* WHAT TO WORK ON: Copy out exactly the lines from the start of the data to the line containing "1.0, 1.0, 0.95, 0.95, 0.9, 0.9, 0.9]". Include both.

— START STORED DATA —

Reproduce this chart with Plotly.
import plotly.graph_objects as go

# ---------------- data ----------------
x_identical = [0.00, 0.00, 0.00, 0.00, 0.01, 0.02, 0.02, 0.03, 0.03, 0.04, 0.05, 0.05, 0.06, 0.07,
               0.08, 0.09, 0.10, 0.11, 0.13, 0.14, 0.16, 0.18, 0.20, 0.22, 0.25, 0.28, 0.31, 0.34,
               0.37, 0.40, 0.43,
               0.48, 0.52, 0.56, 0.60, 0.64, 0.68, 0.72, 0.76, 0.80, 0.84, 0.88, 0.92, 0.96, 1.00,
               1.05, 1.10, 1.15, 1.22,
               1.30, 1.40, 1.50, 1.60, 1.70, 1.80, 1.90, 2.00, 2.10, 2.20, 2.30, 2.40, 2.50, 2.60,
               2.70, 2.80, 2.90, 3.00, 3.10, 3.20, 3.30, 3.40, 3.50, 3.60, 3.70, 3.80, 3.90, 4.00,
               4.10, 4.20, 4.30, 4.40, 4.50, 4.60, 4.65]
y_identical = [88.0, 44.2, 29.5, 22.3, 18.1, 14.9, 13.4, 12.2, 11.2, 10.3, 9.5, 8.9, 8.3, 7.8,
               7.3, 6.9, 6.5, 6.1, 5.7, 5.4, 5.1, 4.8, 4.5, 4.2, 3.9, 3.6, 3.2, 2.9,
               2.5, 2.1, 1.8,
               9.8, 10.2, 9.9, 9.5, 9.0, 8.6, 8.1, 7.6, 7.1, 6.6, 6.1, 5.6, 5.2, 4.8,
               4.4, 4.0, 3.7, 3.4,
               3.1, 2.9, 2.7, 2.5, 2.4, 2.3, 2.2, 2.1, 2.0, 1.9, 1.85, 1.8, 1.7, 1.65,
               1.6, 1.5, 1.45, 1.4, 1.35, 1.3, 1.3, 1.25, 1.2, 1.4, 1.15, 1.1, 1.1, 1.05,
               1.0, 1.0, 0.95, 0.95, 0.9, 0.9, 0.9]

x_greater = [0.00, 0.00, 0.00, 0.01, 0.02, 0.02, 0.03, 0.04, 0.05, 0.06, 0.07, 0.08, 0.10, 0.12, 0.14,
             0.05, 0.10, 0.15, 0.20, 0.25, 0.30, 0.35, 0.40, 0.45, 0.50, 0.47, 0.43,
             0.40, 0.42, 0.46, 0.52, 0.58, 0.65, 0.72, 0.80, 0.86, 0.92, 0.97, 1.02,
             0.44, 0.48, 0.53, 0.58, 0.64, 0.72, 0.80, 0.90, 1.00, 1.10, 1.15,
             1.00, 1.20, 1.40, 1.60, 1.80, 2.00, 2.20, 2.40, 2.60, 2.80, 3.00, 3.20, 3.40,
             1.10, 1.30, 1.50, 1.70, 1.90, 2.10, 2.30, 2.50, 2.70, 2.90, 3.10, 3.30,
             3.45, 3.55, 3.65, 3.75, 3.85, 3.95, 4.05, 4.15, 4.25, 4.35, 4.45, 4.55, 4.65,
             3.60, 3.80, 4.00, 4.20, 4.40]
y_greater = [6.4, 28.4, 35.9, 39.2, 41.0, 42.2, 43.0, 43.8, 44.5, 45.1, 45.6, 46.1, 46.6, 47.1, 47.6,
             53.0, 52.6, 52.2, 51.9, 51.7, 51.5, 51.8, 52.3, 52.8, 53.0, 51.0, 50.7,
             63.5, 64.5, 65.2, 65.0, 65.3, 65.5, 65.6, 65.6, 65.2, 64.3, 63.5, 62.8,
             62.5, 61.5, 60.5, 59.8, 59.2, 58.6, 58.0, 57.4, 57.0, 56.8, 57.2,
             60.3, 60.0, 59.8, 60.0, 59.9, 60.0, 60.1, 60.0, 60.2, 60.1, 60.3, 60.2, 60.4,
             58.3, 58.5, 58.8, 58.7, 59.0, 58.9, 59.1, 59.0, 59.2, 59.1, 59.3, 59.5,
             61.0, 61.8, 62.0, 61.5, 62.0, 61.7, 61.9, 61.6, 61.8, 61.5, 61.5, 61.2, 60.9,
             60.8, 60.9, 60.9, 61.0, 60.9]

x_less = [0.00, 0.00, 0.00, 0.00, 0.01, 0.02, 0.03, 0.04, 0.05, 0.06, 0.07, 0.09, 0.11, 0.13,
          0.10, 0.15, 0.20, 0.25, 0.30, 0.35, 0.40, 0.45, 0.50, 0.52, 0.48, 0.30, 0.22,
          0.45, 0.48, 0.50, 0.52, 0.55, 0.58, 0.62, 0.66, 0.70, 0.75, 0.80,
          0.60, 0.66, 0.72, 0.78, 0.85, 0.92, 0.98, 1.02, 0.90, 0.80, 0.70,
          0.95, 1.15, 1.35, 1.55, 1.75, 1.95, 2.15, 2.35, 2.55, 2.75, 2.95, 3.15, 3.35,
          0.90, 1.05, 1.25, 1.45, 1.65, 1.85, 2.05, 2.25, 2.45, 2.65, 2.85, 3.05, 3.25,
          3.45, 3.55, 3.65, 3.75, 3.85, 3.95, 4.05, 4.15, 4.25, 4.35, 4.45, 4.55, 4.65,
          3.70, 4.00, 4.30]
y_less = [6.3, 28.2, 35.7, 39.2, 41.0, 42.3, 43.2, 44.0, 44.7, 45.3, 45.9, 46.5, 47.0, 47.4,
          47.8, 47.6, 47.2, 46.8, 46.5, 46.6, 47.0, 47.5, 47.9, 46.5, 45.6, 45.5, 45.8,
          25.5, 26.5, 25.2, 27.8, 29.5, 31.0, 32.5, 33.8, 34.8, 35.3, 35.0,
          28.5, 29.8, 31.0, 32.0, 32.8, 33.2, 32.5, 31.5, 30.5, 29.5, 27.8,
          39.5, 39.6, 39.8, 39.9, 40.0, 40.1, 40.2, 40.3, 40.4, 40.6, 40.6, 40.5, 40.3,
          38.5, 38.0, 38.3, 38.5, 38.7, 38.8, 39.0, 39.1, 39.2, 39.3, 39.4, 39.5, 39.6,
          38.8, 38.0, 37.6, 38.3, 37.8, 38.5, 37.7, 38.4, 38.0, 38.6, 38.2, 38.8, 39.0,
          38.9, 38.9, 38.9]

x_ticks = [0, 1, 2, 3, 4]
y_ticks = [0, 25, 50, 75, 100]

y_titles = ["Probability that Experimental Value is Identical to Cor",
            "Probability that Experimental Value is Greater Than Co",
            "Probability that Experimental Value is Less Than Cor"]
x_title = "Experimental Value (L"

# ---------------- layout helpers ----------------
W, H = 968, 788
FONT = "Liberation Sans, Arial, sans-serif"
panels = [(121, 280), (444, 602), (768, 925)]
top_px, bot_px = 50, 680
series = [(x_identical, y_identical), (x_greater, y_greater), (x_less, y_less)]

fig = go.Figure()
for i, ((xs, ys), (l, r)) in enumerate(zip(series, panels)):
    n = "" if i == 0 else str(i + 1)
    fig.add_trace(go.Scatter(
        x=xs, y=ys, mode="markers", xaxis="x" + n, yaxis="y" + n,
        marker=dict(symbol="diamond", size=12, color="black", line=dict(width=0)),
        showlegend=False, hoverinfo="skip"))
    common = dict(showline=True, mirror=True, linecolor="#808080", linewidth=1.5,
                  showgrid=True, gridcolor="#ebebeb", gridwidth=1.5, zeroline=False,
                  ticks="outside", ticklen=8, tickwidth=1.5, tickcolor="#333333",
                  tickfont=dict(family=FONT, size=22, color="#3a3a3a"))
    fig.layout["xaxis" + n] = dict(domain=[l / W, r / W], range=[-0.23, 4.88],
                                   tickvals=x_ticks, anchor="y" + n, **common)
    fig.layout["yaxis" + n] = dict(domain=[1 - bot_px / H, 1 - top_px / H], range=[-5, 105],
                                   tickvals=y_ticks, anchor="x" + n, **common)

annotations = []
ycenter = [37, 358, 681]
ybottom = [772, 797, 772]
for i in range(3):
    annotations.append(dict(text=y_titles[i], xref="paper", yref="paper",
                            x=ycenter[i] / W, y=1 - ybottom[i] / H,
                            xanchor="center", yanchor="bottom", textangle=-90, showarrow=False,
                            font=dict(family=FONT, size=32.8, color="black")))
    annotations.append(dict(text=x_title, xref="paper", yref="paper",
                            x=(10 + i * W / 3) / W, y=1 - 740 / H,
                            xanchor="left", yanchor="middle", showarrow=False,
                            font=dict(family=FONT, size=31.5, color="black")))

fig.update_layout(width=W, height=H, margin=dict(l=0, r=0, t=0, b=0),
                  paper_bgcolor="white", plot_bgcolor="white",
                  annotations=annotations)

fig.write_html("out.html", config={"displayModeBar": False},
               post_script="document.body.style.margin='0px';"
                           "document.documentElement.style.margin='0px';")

— END STORED DATA —

* OUTPUT OF THE EXERCISE:
Reproduce this chart with Plotly.
import plotly.graph_objects as go

# ---------------- data ----------------
x_identical = [0.00, 0.00, 0.00, 0.00, 0.01, 0.02, 0.02, 0.03, 0.03, 0.04, 0.05, 0.05, 0.06, 0.07,
               0.08, 0.09, 0.10, 0.11, 0.13, 0.14, 0.16, 0.18, 0.20, 0.22, 0.25, 0.28, 0.31, 0.34,
               0.37, 0.40, 0.43,
               0.48, 0.52, 0.56, 0.60, 0.64, 0.68, 0.72, 0.76, 0.80, 0.84, 0.88, 0.92, 0.96, 1.00,
               1.05, 1.10, 1.15, 1.22,
               1.30, 1.40, 1.50, 1.60, 1.70, 1.80, 1.90, 2.00, 2.10, 2.20, 2.30, 2.40, 2.50, 2.60,
               2.70, 2.80, 2.90, 3.00, 3.10, 3.20, 3.30, 3.40, 3.50, 3.60, 3.70, 3.80, 3.90, 4.00,
               4.10, 4.20, 4.30, 4.40, 4.50, 4.60, 4.65]
y_identical = [88.0, 44.2, 29.5, 22.3, 18.1, 14.9, 13.4, 12.2, 11.2, 10.3, 9.5, 8.9, 8.3, 7.8,
               7.3, 6.9, 6.5, 6.1, 5.7, 5.4, 5.1, 4.8, 4.5, 4.2, 3.9, 3.6, 3.2, 2.9,
               2.5, 2.1, 1.8,
               9.8, 10.2, 9.9, 9.5, 9.0, 8.6, 8.1, 7.6, 7.1, 6.6, 6.1, 5.6, 5.2, 4.8,
               4.4, 4.0, 3.7, 3.4,
               3.1, 2.9, 2.7, 2.5, 2.4, 2.3, 2.2, 2.1, 2.0, 1.9, 1.85, 1.8, 1.7, 1.65,
               1.6, 1.5, 1.45, 1.4, 1.35, 1.3, 1.3, 1.25, 1.2, 1.4, 1.15, 1.1, 1.1, 1.05,
               1.0, 1.0, 0.95, 0.95, 0.9, 0.9, 0.9]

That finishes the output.